- **EXERCISE OBJECTIVE**
Transcribe the material word for word, but without the images.

== RECORDED DATA ==

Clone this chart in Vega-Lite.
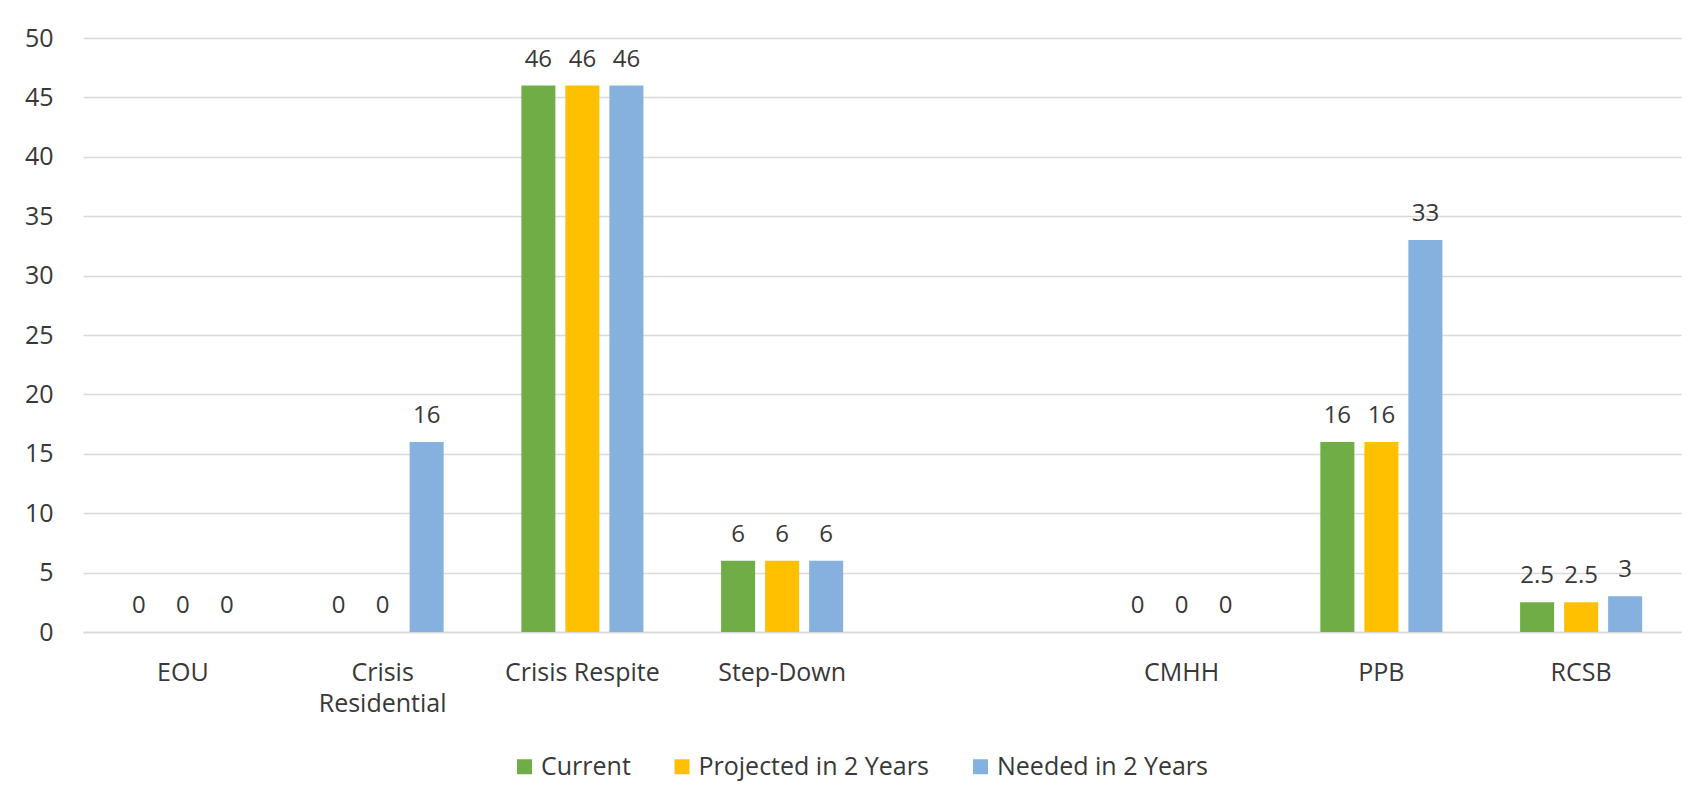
{
  "$schema": "https://vega.github.io/schema/vega-lite/v6.json",
  "width": 1598,
  "height": 594,
  "autosize": {"type": "none"},
  "padding": {"left": 83, "top": 38, "right": 19, "bottom": 172},
  "background": "white",
  "config": {
    "font": "Open Sans",
    "view": {"stroke": null}
  },
  "data": {
    "values": [
      {"category": "EOU", "series": "Current", "value": 0},
      {"category": "EOU", "series": "Projected in 2 Years", "value": 0},
      {"category": "EOU", "series": "Needed in 2 Years", "value": 0},
      {"category": "Crisis Residential", "series": "Current", "value": 0},
      {"category": "Crisis Residential", "series": "Projected in 2 Years", "value": 0},
      {"category": "Crisis Residential", "series": "Needed in 2 Years", "value": 16},
      {"category": "Crisis Respite", "series": "Current", "value": 46},
      {"category": "Crisis Respite", "series": "Projected in 2 Years", "value": 46},
      {"category": "Crisis Respite", "series": "Needed in 2 Years", "value": 46},
      {"category": "Step-Down", "series": "Current", "value": 6},
      {"category": "Step-Down", "series": "Projected in 2 Years", "value": 6},
      {"category": "Step-Down", "series": "Needed in 2 Years", "value": 6},
      {"category": "CMHH", "series": "Current", "value": 0},
      {"category": "CMHH", "series": "Projected in 2 Years", "value": 0},
      {"category": "CMHH", "series": "Needed in 2 Years", "value": 0},
      {"category": "PPB", "series": "Current", "value": 16},
      {"category": "PPB", "series": "Projected in 2 Years", "value": 16},
      {"category": "PPB", "series": "Needed in 2 Years", "value": 33},
      {"category": "RCSB", "series": "Current", "value": 2.5},
      {"category": "RCSB", "series": "Projected in 2 Years", "value": 2.5},
      {"category": "RCSB", "series": "Needed in 2 Years", "value": 3}
    ]
  },
  "encoding": {
    "x": {
      "field": "category",
      "type": "nominal",
      "scale": {
        "domain": ["EOU", "Crisis Residential", "Crisis Respite", "Step-Down", " ", "CMHH", "PPB", "RCSB"],
        "paddingInner": 0.389,
        "paddingOuter": 0.1945
      },
      "axis": {
        "title": null,
        "labelAngle": 0,
        "labelFontSize": 25,
        "labelColor": "#383838",
        "labelPadding": 28,
        "labelLineHeight": 31,
        "labelLimit": 400,
        "ticks": false,
        "tickSize": 0,
        "domain": true,
        "domainColor": "#D9D9D9",
        "domainWidth": 1.3,
        "grid": false,
        "labelExpr": "datum.label == 'Crisis Residential' ? ['Crisis', 'Residential'] : datum.label"
      }
    },
    "xOffset": {
      "field": "series",
      "type": "nominal",
      "scale": {
        "domain": ["Current", "Projected in 2 Years", "Needed in 2 Years"],
        "paddingInner": 0.227,
        "paddingOuter": 0
      }
    },
    "y": {
      "field": "value",
      "type": "quantitative",
      "scale": {"domain": [0, 50], "nice": false},
      "axis": {
        "title": null,
        "values": [0, 5, 10, 15, 20, 25, 30, 35, 40, 45, 50],
        "grid": true,
        "gridColor": "#D9D9D9",
        "gridWidth": 1.3,
        "domain": false,
        "ticks": false,
        "tickSize": 0,
        "labelPadding": 30,
        "labelFontSize": 25,
        "labelColor": "#383838"
      }
    }
  },
  "layer": [
    {
      "mark": {"type": "bar"},
      "encoding": {
        "color": {
          "field": "series",
          "type": "nominal",
          "scale": {
            "domain": ["Current", "Projected in 2 Years", "Needed in 2 Years"],
            "range": ["#70AD47", "#FFC000", "#86B1DE"]
          },
          "legend": {
            "title": null,
            "orient": "none",
            "direction": "horizontal",
            "legendX": 429,
            "legendY": 716,
            "symbolType": "square",
            "symbolSize": 225,
            "symbolStrokeWidth": 0,
            "labelFontSize": 25,
            "labelColor": "#383838",
            "labelOffset": 4,
            "columnPadding": 38.5,
            "padding": 0,
            "labelLimit": 400
          }
        }
      }
    },
    {
      "mark": {"type": "text", "baseline": "alphabetic", "dy": -19, "fontSize": 24, "color": "#383838"},
      "encoding": {
        "text": {"field": "value", "type": "quantitative"}
      }
    }
  ]
}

===

- **FULL SOLUTION**
Clone this chart in Vega-Lite.
{
  "$schema": "https://vega.github.io/schema/vega-lite/v6.json",
  "width": 1598,
  "height": 594,
  "autosize": {"type": "none"},
  "padding": {"left": 83, "top": 38, "right": 19, "bottom": 172},
  "background": "white",
  "config": {
    "font": "Open Sans",
    "view": {"stroke": null}
  },
  "data": {
    "values": [
      {"category": "EOU", "series": "Current", "value": 0},
      {"category": "EOU", "series": "Projected in 2 Years", "value": 0},
      {"category": "EOU", "series": "Needed in 2 Years", "value": 0},
      {"category": "Crisis Residential", "series": "Current", "value": 0},
      {"category": "Crisis Residential", "series": "Projected in 2 Years", "value": 0},
      {"category": "Crisis Residential", "series": "Needed in 2 Years", "value": 16},
      {"category": "Crisis Respite", "series": "Current", "value": 46},
      {"category": "Crisis Respite", "series": "Projected in 2 Years", "value": 46},
      {"category": "Crisis Respite", "series": "Needed in 2 Years", "value": 46},
      {"category": "Step-Down", "series": "Current", "value": 6},
      {"category": "Step-Down", "series": "Projected in 2 Years", "value": 6},
      {"category": "Step-Down", "series": "Needed in 2 Years", "value": 6},
      {"category": "CMHH", "series": "Current", "value": 0},
      {"category": "CMHH", "series": "Projected in 2 Years", "value": 0},
      {"category": "CMHH", "series": "Needed in 2 Years", "value": 0},
      {"category": "PPB", "series": "Current", "value": 16},
      {"category": "PPB", "series": "Projected in 2 Years", "value": 16},
      {"category": "PPB", "series": "Needed in 2 Years", "value": 33},
      {"category": "RCSB", "series": "Current", "value": 2.5},
      {"category": "RCSB", "series": "Projected in 2 Years", "value": 2.5},
      {"category": "RCSB", "series": "Needed in 2 Years", "value": 3}
    ]
  },
  "encoding": {
    "x": {
      "field": "category",
      "type": "nominal",
      "scale": {
        "domain": ["EOU", "Crisis Residential", "Crisis Respite", "Step-Down", " ", "CMHH", "PPB", "RCSB"],
        "paddingInner": 0.389,
        "paddingOuter": 0.1945
      },
      "axis": {
        "title": null,
        "labelAngle": 0,
        "labelFontSize": 25,
        "labelColor": "#383838",
        "labelPadding": 28,
        "labelLineHeight": 31,
        "labelLimit": 400,
        "ticks": false,
        "tickSize": 0,
        "domain": true,
        "domainColor": "#D9D9D9",
        "domainWidth": 1.3,
        "grid": false,
        "labelExpr": "datum.label == 'Crisis Residential' ? ['Crisis', 'Residential'] : datum.label"
      }
    },
    "xOffset": {
      "field": "series",
      "type": "nominal",
      "scale": {
        "domain": ["Current", "Projected in 2 Years", "Needed in 2 Years"],
        "paddingInner": 0.227,
        "paddingOuter": 0
      }
    },
    "y": {
      "field": "value",
      "type": "quantitative",
      "scale": {"domain": [0, 50], "nice": false},
      "axis": {
        "title": null,
        "values": [0, 5, 10, 15, 20, 25, 30, 35, 40, 45, 50],
        "grid": true,
        "gridColor": "#D9D9D9",
        "gridWidth": 1.3,
        "domain": false,
        "ticks": false,
        "tickSize": 0,
        "labelPadding": 30,
        "labelFontSize": 25,
        "labelColor": "#383838"
      }
    }
  },
  "layer": [
    {
      "mark": {"type": "bar"},
      "encoding": {
        "color": {
          "field": "series",
          "type": "nominal",
          "scale": {
            "domain": ["Current", "Projected in 2 Years", "Needed in 2 Years"],
            "range": ["#70AD47", "#FFC000", "#86B1DE"]
          },
          "legend": {
            "title": null,
            "orient": "none",
            "direction": "horizontal",
            "legendX": 429,
            "legendY": 716,
            "symbolType": "square",
            "symbolSize": 225,
            "symbolStrokeWidth": 0,
            "labelFontSize": 25,
            "labelColor": "#383838",
            "labelOffset": 4,
            "columnPadding": 38.5,
            "padding": 0,
            "labelLimit": 400
          }
        }
      }
    },
    {
      "mark": {"type": "text", "baseline": "alphabetic", "dy": -19, "fontSize": 24, "color": "#383838"},
      "encoding": {
        "text": {"field": "value", "type": "quantitative"}
      }
    }
  ]
}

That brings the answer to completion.